Jane began counseling in January when Mary finally kicked Bob out of the house. Mary feels like it is helping but is still concerned for the welfare of her daughter.

"I worry every day about how this will effect my children," said Mary. "They tell me all the time I should have left him sooner, but even so I fight the feeling that all of this is somehow my fault.

"Counseling helps," she continued. "Sometimes it helps to have somewhere to go and cry because I don’t like for them to see me cry. I feel sorry for them because they are such good kids and they deserve so much better. I also worry because I’m 54-years-old and I’m single again. It doesn’t bother me to be single, but I wonder where I go with my life from here," said Mary.

"I feel like I chose my first husband with my mind and my second husband with my heart, and now 17 ½ and 16 years later they were both failures. All except for my children – I’ve got four great children out of them and how I did that I will never know."

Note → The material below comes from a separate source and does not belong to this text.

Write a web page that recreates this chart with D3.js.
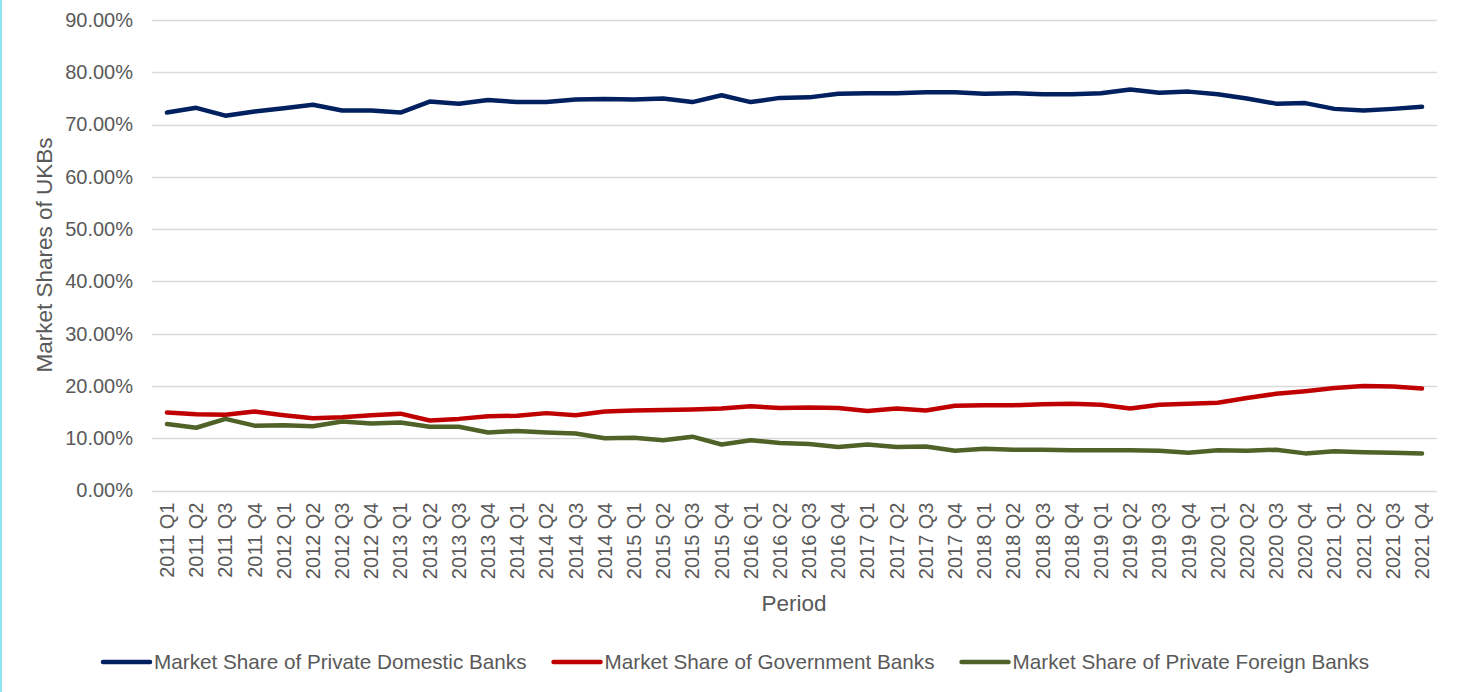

For Mary, the break from her abusive husband was relatively smooth compared to many. Mary, like so many other victims of abuse before her, turned to Project ReNeWal for help with counseling for her and her children.

The shelter has been in existence since 1995, and since that time has helped 18,585 individuals and provided more than 152,829 individual services to families in crisis, according to Director Vicki Stephenson. The shelter has also provided a safe place for more than 2,552 individuals.

"Project ReNeWal provides a safe haven for family members to escape abuse to mend and renew," said Stephenson. "Here you’ll find all the amenities to make a ‘home away from home’ for you and your loved ones – all in a secure and protected environment."

The shelter has many programs available to assist victims of abuse. It is a 30-day program, but that can be extended and is looked at on a case-by-case basis. And staff members work closely with law enforcement to make sure they provide an environment for victims where their safety is not compromised.

There is help available at all times by calling their hotline at (770) 860-1666 and for those who would like to know more about the services available, their Web site is By calling (800) 334-2836 callers can be automatically connected with the nearest family violence agency and outside of Georgia the crisis line is (800) 799-SAFE.

As for Mary and her children, they live day to day. The abuse is still there in the back of their minds. The children are no longer in contact with their father’s family, and although Bob has requested visitation, they have no desire to visit their father and have not for nearly a year.

"Right now we are bare bones," confessed Mary. "We were in poverty with him there, and now without him it’s incredibly hard. But that’s the choices you have to make. That’s why I agreed to talk about the abuse. Because it was hard but it was a choice I had to make.

"I would tell anyone who is in this situation to not be afraid to leave. There are support groups to help them. It’s hard sometimes. I miss what we had in the beginning but I don’t miss him. If my story can help even one person not go through what I went through and what my children went through, then it is completely worth it."